In modern times, the problem has never been that there was not enough food to go around, he wrote.  The problem was people who were too poor to buy the food that was available.

Yet Ehrlich’s ideas still have wider circulation than Sen’s, at least among people I hang out with.  I still hear people say, when we’re talking about some social problem, that the basic underlying problem is that there are too many people in the world.

And sometimes this is followed—and this makes my blood run cold—by the remark, “We’ve got to thin the herd.”

The best thing I can say for people who talk like this is that they don’t realize the genocidal implications of what they’re saying.

I agree that at some point the world’s population may become greater than the world can support.  Or that there may be some breakdown in civilization that causes massive famine.

UN world population forecasts

UN world population forecasts

I agree that the world might be better off if there were only 3.5 billion people in the world.  Or 720 million.  Or 72 million.

But this seems to be a problem that is in the process of being solved.  The birth rate in many nations, including most of North America, Europe, Russia, China and Japan, is below the replacement rate.

Demographers say this is because of what they call the “demographic transition.”  It makes sense for poor people to have a lot of children, because that will ensure that some of them will live to maturity and to be able to take care of their parents in their old age.

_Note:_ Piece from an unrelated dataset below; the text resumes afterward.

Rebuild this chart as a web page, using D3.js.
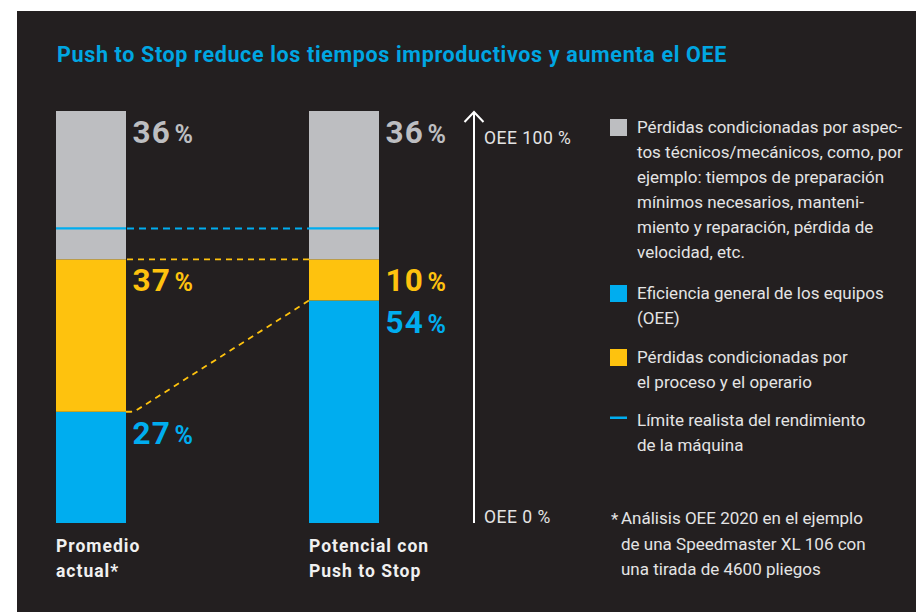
<!DOCTYPE html>
<html><head><meta charset="utf-8">
<script src="https://cdn.jsdelivr.net/npm/d3@7"></script>
<style>
html,body{margin:0;padding:0;background:#fff;}
svg{display:block;}
text{font-family:Roboto,"Noto Sans",sans-serif;}
</style></head>
<body>
<svg id="chart" width="916" height="612"></svg>
<script>
// ---- data ----
const categories = ["Promedio actual*", "Potencial con Push to Stop"];
const categoryLines = [["Promedio", "actual*"], ["Potencial con", "Push to Stop"]];
const oeeValues = [27, 54];            // blue
const processLoss = [37, 10];          // yellow
const technicalLoss = [36, 36];        // gray
const realisticLimit = 71.5;           // blue line
const axisTicks = [{v: 100, label: "OEE 100 %"}, {v: 0, label: "OEE 0 %"}];
const title = "Push to Stop reduce los tiempos improductivos y aumenta el OEE";
const legendItems = [
  {key: "tech", lines: ["Pérdidas condicionadas por aspec-", "tos técnicos/mecánicos, como, por", "ejemplo: tiempos de preparación", "mínimos necesarios, manteni-", "miento y reparación, pérdida de", "velocidad, etc."]},
  {key: "oee", lines: ["Eficiencia general de los equipos", "(OEE)"]},
  {key: "proc", lines: ["Pérdidas condicionadas por", "el proceso y el operario"]},
  {key: "limit", lines: ["Límite realista del rendimiento", "de la máquina"]}
];
const footnote = ["Análisis OEE 2020 en el ejemplo", "de una Speedmaster XL 106 con", "una tirada de 4600 pliegos"];

const colors = {oee: "#00adef", proc: "#fec20e", tech: "#bdbec1", bg: "#231f20", text: "#e4e4e4"};

const svg = d3.select("#chart");
svg.append("rect").attr("x", 17).attr("y", 11).attr("width", 899).attr("height", 601).attr("fill", colors.bg);

svg.append("text").attr("x", 57).attr("y", 61.5).attr("fill", "#00a6e2")
  .attr("font-size", 21.5).attr("font-weight", 700).attr("letter-spacing", 0.65).text(title);

const y = d3.scaleLinear().domain([0, 100]).range([523, 111]);
const x = d3.scaleBand().domain(categories).range([56, 379]).paddingInner(183 / 253).paddingOuter(0);
const bw = x.bandwidth();

const rows = categories.map((c, i) => ({cat: c, oee: oeeValues[i], proc: processLoss[i], tech: technicalLoss[i]}));
const stack = d3.stack().keys(["oee", "proc", "tech"])(rows);

const g = svg.append("g");
stack.forEach(layer => {
  g.selectAll(null).data(layer).enter().append("rect")
    .attr("x", d => x(d.data.cat))
    .attr("y", d => y(d[1]))
    .attr("width", bw)
    .attr("height", d => y(d[0]) - y(d[1]))
    .attr("fill", colors[layer.key]);
});

// realistic limit line
const yl = y(realisticLimit);
categories.forEach(c => {
  g.append("line").attr("x1", x(c)).attr("x2", x(c) + bw).attr("y1", yl).attr("y2", yl)
    .attr("stroke", colors.oee).attr("stroke-width", 2.2);
});
g.append("line").attr("x1", x(categories[0]) + bw + 1).attr("x2", x(categories[1])).attr("y1", yl).attr("y2", yl)
  .attr("stroke", colors.oee).attr("stroke-width", 2).attr("stroke-dasharray", "7,5");

// yellow dashed connectors
const procTop = y(oeeValues[0] + processLoss[0]);
g.append("line").attr("x1", x(categories[0]) + bw + 1).attr("x2", x(categories[1])).attr("y1", procTop).attr("y2", procTop)
  .attr("stroke", colors.proc).attr("stroke-width", 1.8).attr("stroke-dasharray", "6,5");
const y0 = y(oeeValues[0]), y1 = y(oeeValues[1]);
const x0 = x(categories[0]) + bw, x1 = x(categories[1]);
g.append("path")
  .attr("d", `M${x0},${y0} L${x0 + 5},${y0} Q${x0 + 8},${y0} ${x0 + 10},${y0 - 1.2} L${x1},${y1}`)
  .attr("fill", "none").attr("stroke", colors.proc).attr("stroke-width", 1.8).attr("stroke-dasharray", "6,5");

// value labels
function valueLabel(cx, top, val, color) {
  const t = g.append("text").attr("x", cx).attr("y", top + 32).attr("fill", color).attr("font-weight", 700);
  t.append("tspan").attr("font-size", 31.5).attr("letter-spacing", 1.2).text(val);
  t.append("tspan").attr("font-size", 25).attr("dx", 3.5).text("%");
}
rows.forEach(r => {
  const lx = x(r.cat) + bw + 6.5;
  valueLabel(lx, y(r.oee + r.proc + r.tech), r.tech, colors.tech);
  valueLabel(lx, y(r.oee + r.proc), r.proc, colors.proc);
  valueLabel(lx, y(r.oee), r.oee, colors.oee);
});

// category labels
categories.forEach((c, i) => {
  const t = svg.append("text").attr("x", x(c)).attr("y", 552).attr("fill", "#f0f0f0")
    .attr("font-size", 17.5).attr("font-weight", 700).attr("letter-spacing", 1);
  categoryLines[i].forEach((ln, j) => t.append("tspan").attr("x", x(c)).attr("dy", j ? 25 : 0).text(ln));
});

// OEE axis arrow
const ax = 474;
svg.append("line").attr("x1", ax).attr("x2", ax).attr("y1", y(0)).attr("y2", y(100) + 1)
  .attr("stroke", "#fff").attr("stroke-width", 2);
svg.append("path").attr("d", `M${ax - 9.5},${y(100) + 11} L${ax},${y(100) + 1} L${ax + 9.5},${y(100) + 11}`)
  .attr("fill", "none").attr("stroke", "#fff").attr("stroke-width", 2);
svg.selectAll(null).data(axisTicks).enter().append("text")
  .attr("x", 484).attr("y", d => d.v === 100 ? y(d.v) + 33 : y(d.v))
  .attr("fill", colors.text).attr("font-size", 17.5).attr("letter-spacing", 0.5).text(d => d.label);

// legend
const legendY = [133, 299, 363, 426];
legendItems.forEach((it, i) => {
  const by = legendY[i];
  if (it.key === "limit") {
    svg.append("rect").attr("x", 610).attr("y", by - 9.5).attr("width", 17).attr("height", 2.5).attr("fill", colors.oee);
  } else {
    svg.append("rect").attr("x", 610).attr("y", by - 14).attr("width", 17).attr("height", 17).attr("fill", colors[it.key]);
  }
  const t = svg.append("text").attr("x", 637).attr("y", by).attr("fill", colors.text).attr("font-size", 17);
  it.lines.forEach((ln, j) => t.append("tspan").attr("x", 637).attr("dy", j ? 25 : 0).text(ln));
});

// footnote
svg.append("text").attr("x", 611).attr("y", 525).attr("fill", colors.text).attr("font-size", 17).text("*");
const ft = svg.append("text").attr("x", 621).attr("y", 524).attr("fill", colors.text).attr("font-size", 17);
footnote.forEach((ln, j) => ft.append("tspan").attr("x", 621).attr("dy", j ? 25.5 : 0).text(ln));
</script>
</body></html>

When women are liberated, gain access to birth control and have a choice as to whether they become pregnant or not, and when they can be sure that most of their children will live to become adults, then it makes sense to have a few children who are well-educated and launched in successful careers.

A forecast not a fact

Another forecast – a possibility, not a fact

What we have now in this period of transition is a population imbalance.  The population of some parts of the world is growing faster than in some other parts.   That means the population of India could become larger than the population of China, and the population of Africa could become larger than the population of Asia—which would mean a big change in the world balance of power.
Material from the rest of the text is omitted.